November 11-12, 2008, Kyiv, Ukraine


This report features the contributions and discussions of the 2008 BISS conference of BISS in Kyiv in 2008. In fact, taken together they represent a remarkable revealing of current situation in Belarus with many of its essential known “knowns”, known “unknowns”, and due intellectual respect for unknown “unknowns”.

The first conference organized by the Belarusian Institute for Strategic Studies in September 2007 challenged the Belarusian expert community and international experts and politicians working on Belarus with one provocative question: do we need to wait until the end of the current system to have reform and transformation underway in the country. The whole idea that Lukashenka’s regime can reform itself provoked much controversy and was overall met with a sharply critical reaction. One year afterwards, this new, provocative vision of Belarus, the one of  authoritarian transformation that may eventually pave the way for a more profound political change, has all but become a truism.
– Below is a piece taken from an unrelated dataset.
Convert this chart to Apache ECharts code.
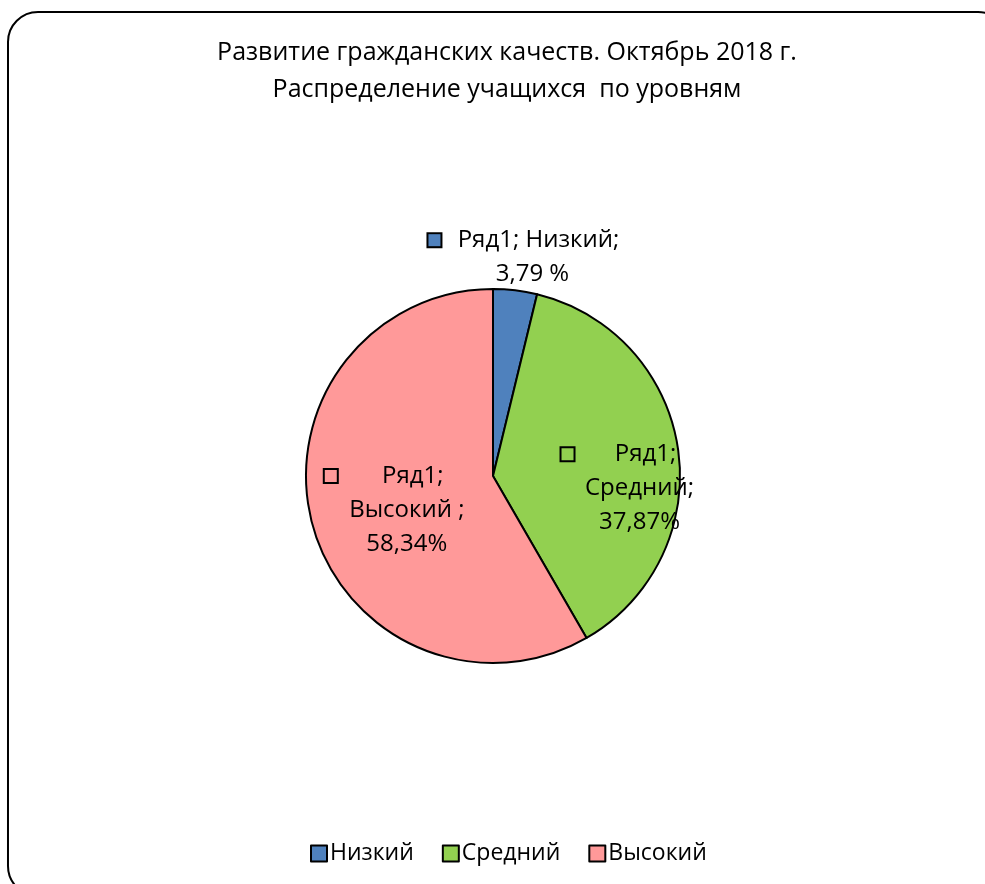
<!DOCTYPE html>
<html>
<head>
<meta charset="utf-8">
<script src="https://cdn.jsdelivr.net/npm/echarts@6/dist/echarts.min.js"></script>
<style>
  html, body { margin: 0; padding: 0; background: #fff; }
  #chart { width: 985px; height: 884px; }
</style>
</head>
<body>
<div id="chart"></div>
<script>
  const categories = ['Низкий', 'Средний', 'Высокий'];
  const values = [3.79, 37.87, 58.34];
  const valueTexts = ['3,79 %', '37,87%', '58,34%'];
  const nameTexts = ['Низкий;', 'Средний;', 'Высокий ;'];
  const colors = ['#4F81BD', '#92D050', '#FF9999'];

  const font = '"Open Sans", "Noto Sans", sans-serif';

  // label block widths and offsets from the default inside position
  const blockW = [212, 160, 168];
  const labelShift = [[28, -123], [51, 26], [7, 9]];

  function labelRich(i) {
    const w = blockW[i];
    const base = { fontSize: 24, color: '#000', fontFamily: font, lineHeight: 34, align: 'center' };
    return {
      sq: { width: 12, height: 12, borderColor: '#000', borderWidth: 2, backgroundColor: colors[i] },
      first: Object.assign({ width: w - 16 }, base),
      line: Object.assign({ width: w }, base),
    };
  }

  const pieData = categories.map(function (c, i) {
    return {
      name: c,
      value: values[i],
      itemStyle: { color: colors[i] },
      label: { rich: labelRich(i) },
    };
  });

  const option = {
    animation: false,
    backgroundColor: '#fff',
    color: colors,
    title: {
      text: 'Развитие гражданских качеств. Октябрь 2018 г.\nРаспределение учащихся  по уровням',
      left: 502,
      textAlign: 'center',
      top: 29,
      textStyle: { fontSize: 25, fontWeight: 'normal', color: '#000', fontFamily: font, lineHeight: 37 },
    },
    legend: {
      bottom: 14,
      left: 305,
      itemWidth: 16,
      itemHeight: 16,
      itemGap: 28,
      icon: 'rect',
      itemStyle: { borderColor: '#000', borderWidth: 2 },
      textStyle: { fontSize: 23, color: '#000', fontFamily: font, padding: [0, 0, 0, -2] },
      data: categories,
    },
    graphic: [
      {
        type: 'rect',
        shape: { x: 8, y: 12, width: 1000, height: 884, r: 30 },
        style: { fill: 'none', stroke: '#000', lineWidth: 2 },
        silent: true,
      },
    ],
    series: [
      {
        type: 'pie',
        center: [493, 476],
        radius: 187,
        startAngle: 90,
        clockwise: true,
        data: pieData,
        itemStyle: { borderColor: '#000', borderWidth: 2 },
        labelLine: { show: false },
        label: {
          show: true,
          position: 'inside',
          formatter: function (p) {
            const i = p.dataIndex;
            if (i === 0) {
              return '{sq|}{first|Ряд1; ' + nameTexts[i] + '}\n{line|' + valueTexts[i] + '}';
            }
            return '{sq|}{first|Ряд1;}\n{line|' + nameTexts[i] + '}\n{line|' + valueTexts[i] + '}';
          },
        },
        labelLayout: function (p) {
          const s = labelShift[p.dataIndex];
          return { dx: s[0], dy: s[1] };
        },
      },
    ],
  };

  const chart = echarts.init(document.getElementById('chart'));
  chart.setOption(option);
</script>
</body>
</html>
Indeed, the beginning of economic reform, the reconfiguration of the national elite, and the tectonic shifts in the country’s foreign relations all proved that Belarus was on the move. The fundamental changes in the international context provoked by the Georgia-Russia armed conflict in August 2008 and the worldwide financial crisis

framed a situation in which changes in Belarus, while still forced and accepted by the regime as a matter of last resort, may well be irreversible. And while the direction of change in Belarus is by now more or less clear, its final destination remains a mystery.


Can the regime sustain the course of authoritarian transformation?

Can a new sustainable economic system be born, and whether a new market economy would harmonize itself with the undemocratic rule?

For how long can this equilibrium linger on?

The second annual conference of the Belarusian Institute for Strategic Studies, carried out in Kiev, Ukraine, on 11-12 November 2008, was organized as a forum to reflect on the nature and the direction of the ongoing economic, political, and social changes in Belarus – and to go far beyond that. The participants, among whom there were leading Belarusian and international experts, politicians, diplomats, civil society activists, and the press, were challenged by the organizers with a rovocative and controversial idea: is it possible, on the basis of what had happened in the course of the past two years, that Belarus would not only begin reforming but would engage in a genuine geopolitical turnaround that would eventually pave the way for Europeanization of the country? If so, what can and should be done to promote this change?

While the idea of ‘European’ Belarus under Lukashenka was too far-fetched to many participants, the hosts of the BISS 2008 conference were right to state that most facts and trends touched by the BISS conference in September 2007 have come true. Prognosing in hard time of (global financial) crisis has always been ungrateful task. Therefore, it is likely, and in some cases even most likely, that the reality of 2009 may well “overtake” the conference’s anticipation articulated in this report Overall, the conference have reached reasonably broad consensus that the space for changes – both domestically and international - has been opened. Now, true question of a day is: “How to fill a gap”. Paradoxically, the space for innate and outer changes in Belarusian society and context is there despite the impression from outside of a politically ossified entity.

Obvious, in terms of incumbent leadership in Belarus, the question is not whether president Lukashenka is willing to effect changes to the status quo; rather he is to embark on certain transformational shifts in the face at objective geopolitical and social-economic realities brought by the changing contexts of the Belarus-Russia political and economic relations, the Caucasus conflict, and particular the worldwide financial crisis and its upcoming consequences.

Conference participants noted that the economic and social model that came to the existence in the 1990s began to erode. This reflects in the transformation of the social base of the regime, the changing nature of its implicit social contract with the society, and the changing composition of the power elite. While this is not automatically bringing forth a democratic chance, a new window of opportunity for unleashing evolutionary transformative processes, extending the space for economic and social freedom, and modernizing the Belarusian economy and society, is in the making.